TASK TO COMPLETE: In the copy, keep every record exact and leave out all images.

-- START --

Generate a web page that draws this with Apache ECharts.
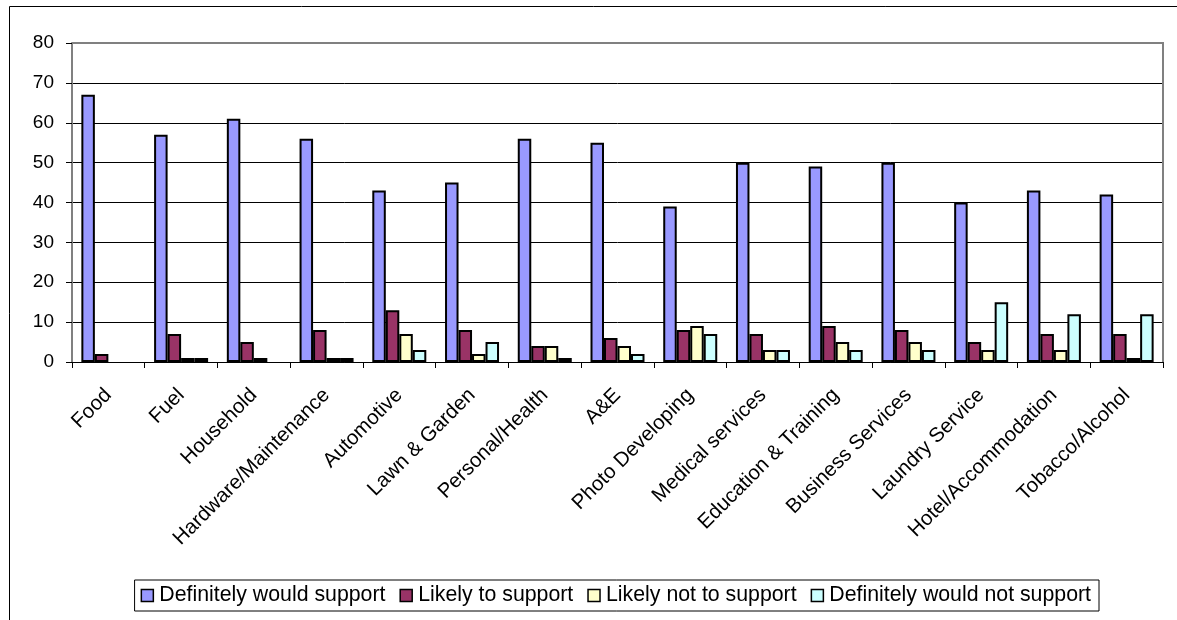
<!DOCTYPE html>
<html>
<head>
<meta charset="utf-8">
<script src="https://cdn.jsdelivr.net/npm/echarts@6/dist/echarts.min.js"></script>
<style>
  html, body { margin: 0; padding: 0; background: #fff; }
  #chart { width: 1177px; height: 620px; }
</style>
</head>
<body>
<div id="chart"></div>
<script>
// Categories of business and the share of respondents for each support level
const categories = [
  'Food', 'Fuel', 'Household', 'Hardware/Maintenance', 'Automotive',
  'Lawn & Garden', 'Personal/Health', 'A&E', 'Photo Developing',
  'Medical services', 'Education & Training', 'Business Services',
  'Laundry Service', 'Hotel/Accommodation', 'Tobacco/Alcohol'
];
const definitelySupport    = [67, 57, 61, 56, 43, 45, 56, 55, 39, 50, 49, 50, 40, 43, 42];
const likelySupport        = [2, 7, 5, 8, 13, 8, 4, 6, 8, 7, 9, 8, 5, 7, 7];
const likelyNotSupport     = [0, 1, 1, 1, 7, 2, 4, 4, 9, 3, 5, 5, 3, 3, 1];
const definitelyNotSupport = [0, 1, 0, 1, 3, 5, 1, 2, 7, 3, 3, 3, 15, 12, 12];
const seriesNames = [
  'Definitely would support', 'Likely to support',
  'Likely not to support', 'Definitely would not support'
];
const yTicks = [0, 10, 20, 30, 40, 50, 60, 70, 80];

const colors = ['#9999FF', '#993366', '#FFFFCC', '#CCFFFF'];
const FONT = 'Liberation Sans, Arial, sans-serif';

const chart = echarts.init(document.getElementById('chart'), null, { renderer: 'canvas' });

// zero-height bars get no outline so nothing shows on the axis
function barSeries(name, data, color) {
  return {
    name: name,
    type: 'bar',
    data: data.map(v => v === 0 ? { value: v, itemStyle: { borderWidth: 0 } } : v),
    barWidth: 13.5,
    barGap: '0%',
    itemStyle: { color: color, borderColor: '#000', borderWidth: 2 },
    emphasis: { disabled: true }
  };
}

chart.setOption({
  animation: false,
  backgroundColor: '#fff',
  color: colors,
  textStyle: { fontFamily: FONT },
  graphic: [
    // outer chart-area frame
    { type: 'rect', left: 7, top: 4, shape: { width: 1400, height: 800 },
      style: { fill: 'none', stroke: '#000', lineWidth: 1 }, silent: true, z: -1 },
    // plot-area frame (top and right edges)
    { type: 'polyline', shape: { points: [[72, 43], [1163, 43], [1163, 362]] },
      style: { stroke: '#808080', lineWidth: 2, fill: 'none' }, silent: true, z: 5 }
  ],
  grid: { left: 72, top: 43, right: 14, bottom: 258, containLabel: false },
  legend: {
    data: seriesNames,
    right: 78,
    top: 580,
    itemWidth: 12,
    itemHeight: 12,
    itemGap: 14,
    padding: [5, 8, 5, 6],
    borderColor: '#000',
    borderWidth: 1,
    icon: 'rect',
    itemStyle: { borderColor: '#000', borderWidth: 1.5 },
    textStyle: { fontFamily: FONT, fontSize: 21.3, color: '#000', padding: [0, 0, 0, 1] }
  },
  xAxis: {
    type: 'category',
    data: categories,
    axisLine: { lineStyle: { color: '#000', width: 1 } },
    axisTick: { show: true, length: 6, interval: 0, lineStyle: { color: '#000' } },
    axisLabel: {
      interval: 0,
      rotate: 45,
      fontFamily: FONT,
      fontSize: 20.5,
      color: '#000',
      margin: 30
    },
    splitLine: { show: false }
  },
  yAxis: {
    type: 'value',
    min: yTicks[0],
    max: yTicks[yTicks.length - 1],
    interval: 10,
    axisLine: { show: true, lineStyle: { color: '#808080', width: 2 } },
    axisTick: { show: true, length: 6, lineStyle: { color: '#000' } },
    axisLabel: { fontFamily: FONT, fontSize: 19, color: '#000', margin: 18 },
    splitLine: { show: true, lineStyle: { color: '#000', width: 1 } }
  },
  series: [
    barSeries(seriesNames[0], definitelySupport, colors[0]),
    barSeries(seriesNames[1], likelySupport, colors[1]),
    barSeries(seriesNames[2], likelyNotSupport, colors[2]),
    barSeries(seriesNames[3], definitelyNotSupport, colors[3])
  ]
});
</script>
</body>
</html>
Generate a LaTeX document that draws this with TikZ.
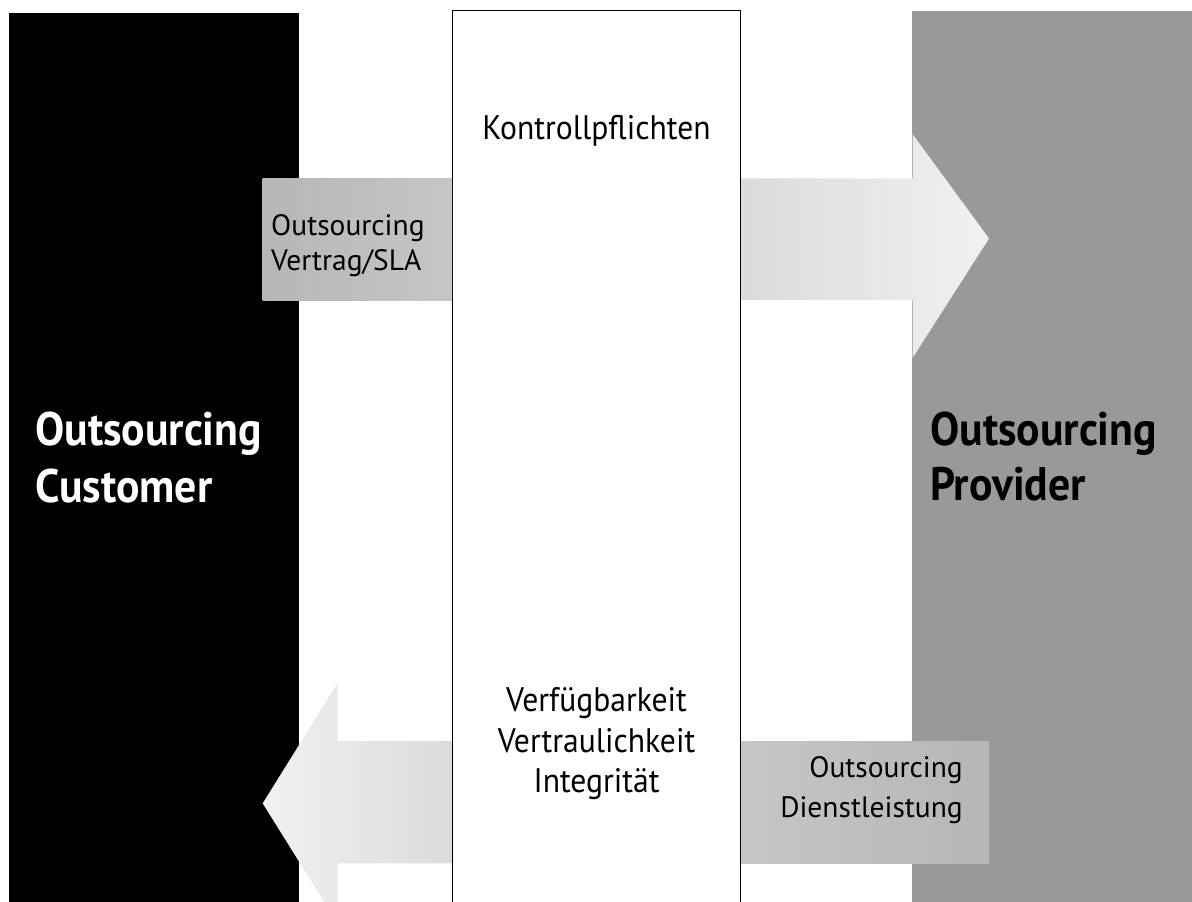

-- END --

OUTPUT:
Generate a web page that draws this with Apache ECharts.
<!DOCTYPE html>
<html>
<head>
<meta charset="utf-8">
<script src="https://cdn.jsdelivr.net/npm/echarts@6/dist/echarts.min.js"></script>
<style>
  html, body { margin: 0; padding: 0; background: #fff; }
  #chart { width: 1177px; height: 620px; }
</style>
</head>
<body>
<div id="chart"></div>
<script>
// Categories of business and the share of respondents for each support level
const categories = [
  'Food', 'Fuel', 'Household', 'Hardware/Maintenance', 'Automotive',
  'Lawn & Garden', 'Personal/Health', 'A&E', 'Photo Developing',
  'Medical services', 'Education & Training', 'Business Services',
  'Laundry Service', 'Hotel/Accommodation', 'Tobacco/Alcohol'
];
const definitelySupport    = [67, 57, 61, 56, 43, 45, 56, 55, 39, 50, 49, 50, 40, 43, 42];
const likelySupport        = [2, 7, 5, 8, 13, 8, 4, 6, 8, 7, 9, 8, 5, 7, 7];
const likelyNotSupport     = [0, 1, 1, 1, 7, 2, 4, 4, 9, 3, 5, 5, 3, 3, 1];
const definitelyNotSupport = [0, 1, 0, 1, 3, 5, 1, 2, 7, 3, 3, 3, 15, 12, 12];
const seriesNames = [
  'Definitely would support', 'Likely to support',
  'Likely not to support', 'Definitely would not support'
];
const yTicks = [0, 10, 20, 30, 40, 50, 60, 70, 80];

const colors = ['#9999FF', '#993366', '#FFFFCC', '#CCFFFF'];
const FONT = 'Liberation Sans, Arial, sans-serif';

const chart = echarts.init(document.getElementById('chart'), null, { renderer: 'canvas' });

// zero-height bars get no outline so nothing shows on the axis
function barSeries(name, data, color) {
  return {
    name: name,
    type: 'bar',
    data: data.map(v => v === 0 ? { value: v, itemStyle: { borderWidth: 0 } } : v),
    barWidth: 13.5,
    barGap: '0%',
    itemStyle: { color: color, borderColor: '#000', borderWidth: 2 },
    emphasis: { disabled: true }
  };
}

chart.setOption({
  animation: false,
  backgroundColor: '#fff',
  color: colors,
  textStyle: { fontFamily: FONT },
  graphic: [
    // outer chart-area frame
    { type: 'rect', left: 7, top: 4, shape: { width: 1400, height: 800 },
      style: { fill: 'none', stroke: '#000', lineWidth: 1 }, silent: true, z: -1 },
    // plot-area frame (top and right edges)
    { type: 'polyline', shape: { points: [[72, 43], [1163, 43], [1163, 362]] },
      style: { stroke: '#808080', lineWidth: 2, fill: 'none' }, silent: true, z: 5 }
  ],
  grid: { left: 72, top: 43, right: 14, bottom: 258, containLabel: false },
  legend: {
    data: seriesNames,
    right: 78,
    top: 580,
    itemWidth: 12,
    itemHeight: 12,
    itemGap: 14,
    padding: [5, 8, 5, 6],
    borderColor: '#000',
    borderWidth: 1,
    icon: 'rect',
    itemStyle: { borderColor: '#000', borderWidth: 1.5 },
    textStyle: { fontFamily: FONT, fontSize: 21.3, color: '#000', padding: [0, 0, 0, 1] }
  },
  xAxis: {
    type: 'category',
    data: categories,
    axisLine: { lineStyle: { color: '#000', width: 1 } },
    axisTick: { show: true, length: 6, interval: 0, lineStyle: { color: '#000' } },
    axisLabel: {
      interval: 0,
      rotate: 45,
      fontFamily: FONT,
      fontSize: 20.5,
      color: '#000',
      margin: 30
    },
    splitLine: { show: false }
  },
  yAxis: {
    type: 'value',
    min: yTicks[0],
    max: yTicks[yTicks.length - 1],
    interval: 10,
    axisLine: { show: true, lineStyle: { color: '#808080', width: 2 } },
    axisTick: { show: true, length: 6, lineStyle: { color: '#000' } },
    axisLabel: { fontFamily: FONT, fontSize: 19, color: '#000', margin: 18 },
    splitLine: { show: true, lineStyle: { color: '#000', width: 1 } }
  },
  series: [
    barSeries(seriesNames[0], definitelySupport, colors[0]),
    barSeries(seriesNames[1], likelySupport, colors[1]),
    barSeries(seriesNames[2], likelyNotSupport, colors[2]),
    barSeries(seriesNames[3], definitelyNotSupport, colors[3])
  ]
});
</script>
</body>
</html>
Generate a LaTeX document that draws this with TikZ.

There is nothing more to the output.